This articulates a lot of the misgivings I have about these attempts at reinventing education online. Fundamentally, the problem isn't a lack of technology in education--Udacity took a bad stats class and gave it to the world. Not a great way to prove their worth.

Good classes are hard to make and run. Technological facilitation can make a good class better and it can bring a good class to the world, but the limiting factor here is still quality.

As an aside, Thrun also demonstrated that in many cases those who "do," cannot teach. And he should continue to "do," and find better teachers to do the teaching.


Neither MIT OCW or Khan Academy offer a structured introduction to Statistics. Are there any comparable online courses that are better?

Side note: The course is on MIT OCW, but it's simply notes and exams.

Edit: It looks like Coursera recently launched a course: https://www.coursera.org/course/stats1


I did not go through the stats course from udacity, but went through the build your own robotic car class. I would like to say the opposite of what the author of this article says. The conventional education system is designed to suit people who lean deductively. They prefer to "stand on top of concepts they know"... Then there are people who like to learn by dabbling. People who learn by tinkering. Such people find too much formalism annoying.

Think of it like this... If your child is trying to stand up and walk, dont try to get its gait perfected. Let it enjoy the success of barely standing and moving a few steps forward. I would say "every child has the right to enjoy this moment"... Not just the Usain bolt's and the ballet dancers. I think irrespective of the subject, the initial learning event is just scaffolding. I don't think the best ballet dancer remembers any part of how she actually learnt to walk.

When I attended the robotics class, I left knowing that "Multiplying gaussians is a cool thing" I figured the skeleton of how particle filters work. Will I drive a car for which I wrote the code. Absolutely not. Will I ask my enemy to sit in a car for which I wrote the code? Absolutely not. But I still got something. Something beyond frustration of being less than "super genius". I left saying "hey that is neat". Tomorrow when I invoke a Kalman filter in say OpenCV, I will feel less insecure about the abilities of that "magic black box". To me the robotic car became a "product of extreme passion created by brilliant hackers" than "mysterious devices created by other worldly geniuses"

If I wanted definitions I would look up Mathworld or something better. If I am going to write a paper on genetics, I am not going to use a stats 101 lecture notes as my reference. But here exists a phase in my learning where I actually do not care about the difference in dividing by N or N-1 or N+1. What the guys obsessed with formalism do is that they make that phase such a huge pain, that I bother not to cross it.
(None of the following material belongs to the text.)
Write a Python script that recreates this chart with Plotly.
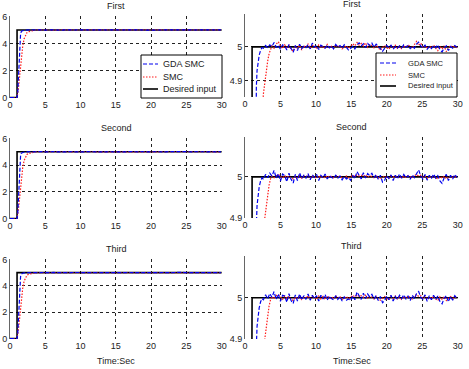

I get a way lot more "per hour invested" or "per dollar invested" from online education. From my point of view. That is the major disruption. The barrier to exploration has been almost eliminated. I could dabble with writing science fiction and then take a peep at anatomy.

Somethings like "A guy walked in and it was left in the video" is a positive sign. It shows that they are a scrappy startup creating a minimum viable product. If people start using this product even without the polish, it indicates real value. This is a standard startup practice. Better production quality means fewer classes and slower growth and less data for analytics. So I actually congratulate them for not obsessing with stuff like Video quality. Do you have any idea how google looked when it was released?

Does it have its shortcomings? Yes it does. Am I glad such alternatives exist to "Colorless, Odorless, Tasteless, Expensive Credentialling". Between Stanford or MIT and an online course I would definitely go to the Physical school. But between a tier 2 Indian Univ, I would prefer an online education and use a university only for a credential.